Edipo amargo
por Matías Luchetta
Hay sentencias que una vez enunciadas pueden llegar a
condicionar toda una vida. Es este el caso de una de ellas.
“Matarás a tu padre y desposarás a tu madre” fue mi
sentencia. Ante tal afirmación, no había muchos caminos posibles. O vivía
despreocupado y cumplimentaba el destino
que me fue otorgado, satisfaciendo la voluntad de quien ha dictaminado la sentencia,
sin mucho que reprochar y sin mucho más por hacer, o podría volverme extremadamente
cuidadoso en cada una de las acciones de mi vida privada para que tal tragedia
no tenga lugar, nunca se realice, a modo de dar batalla a los dioses, a los
profetas y a los jueces.
Contra todo pronóstico, ninguna de las alternativas en
las que me detuve a reflexionar pudo llevarse a cabo. Lo que ha ocurrido no
sería tan digno de ser contado o de ser representado en un teatro o anfiteatro griego
de la época, como solía ocurrir con las grandes tragedias. Me resbalé. Sólo
eso. Las leyes de la física han sido
más reales que cualquier tipo de consecuencias simbólicas que la sentencia pudo
haber tenido para la vida de todos los hombres modernos. Incluso más real que
los universales de la prohibición del incesto; más real que cualquier
estructura social actual; más real que cualquier estructura psíquica. Así
nomás. Me resbalé. Caminando por las calles de Grecia, me detuve ante las
imágenes confusas y múltiples provocadas por unos espejos ubicados en la puerta
de un local. Estaban distribuidos de tal modo en el espacio que su efecto
inmediato era el de multiplicar la calle hacia el infinito. Confundido por el
descubrimiento de una nueva función en el uso de los espejos –hasta el momento sólo estaba habituado a su
uso cotidiano, el reflejo de la figura y del rostro- digo, confundido, he
chocado con uno de ellos, caí al piso y golpeé mi cadera, rompiéndome una de
las vértebras y dejándome cuadripléjico por el resto de mi vida.
O los dioses son absurdos, o la vida es absurda, o es
absurdo creer en los determinismos únicos. Imagínense: “matar a tu padre”. Hoy
en día, imposible sostener una espada, un puñal o cualquier arma blanca de ese
tipo; imposible que mis brazos paralizados, mis muñecas inarticulables y mis
manos inmóviles tuerzan cualquier cuello; imposible. “Desposarás a tu madre”.

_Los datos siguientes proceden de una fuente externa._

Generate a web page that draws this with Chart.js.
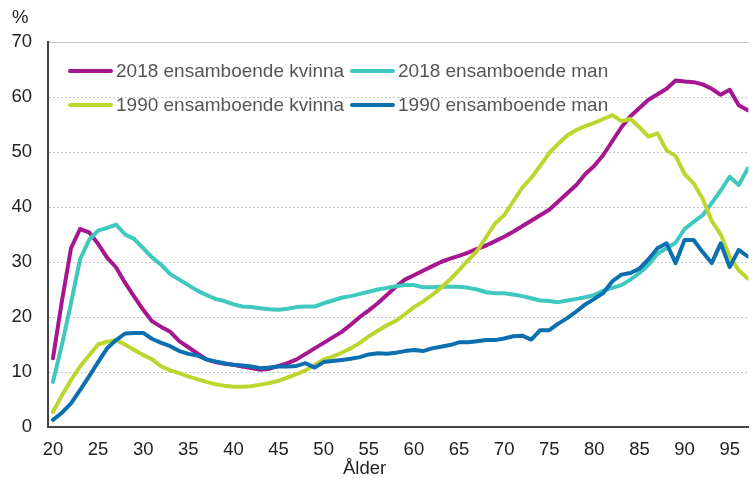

Me convertí en el horror de las mujeres; solamente una piedra que habla, una
tabla con algunos que otros sentimientos. Nada más. Totalmente impotente. Y ni
hablar de aquella resolución trágica de arrancarse los ojos para no ver el
destino que se me ha otorgado, o para no querer ver la cadena de
acontecimientos de los hechos. No puedo levantar los brazos. No puedo. Y aún
así vivo. ¿Por qué?
El mundo actual
tal como lo conocemos, tal como estamos acostumbrados a transitarlo, se
sostiene en un engaño. Y encima se auto-engaña: se engaña a sí mismo todo el
tiempo y cada vez más porque ignora que está siendo engañado. No hay verdad más
efectiva que aquella que conserva su carácter de ficción.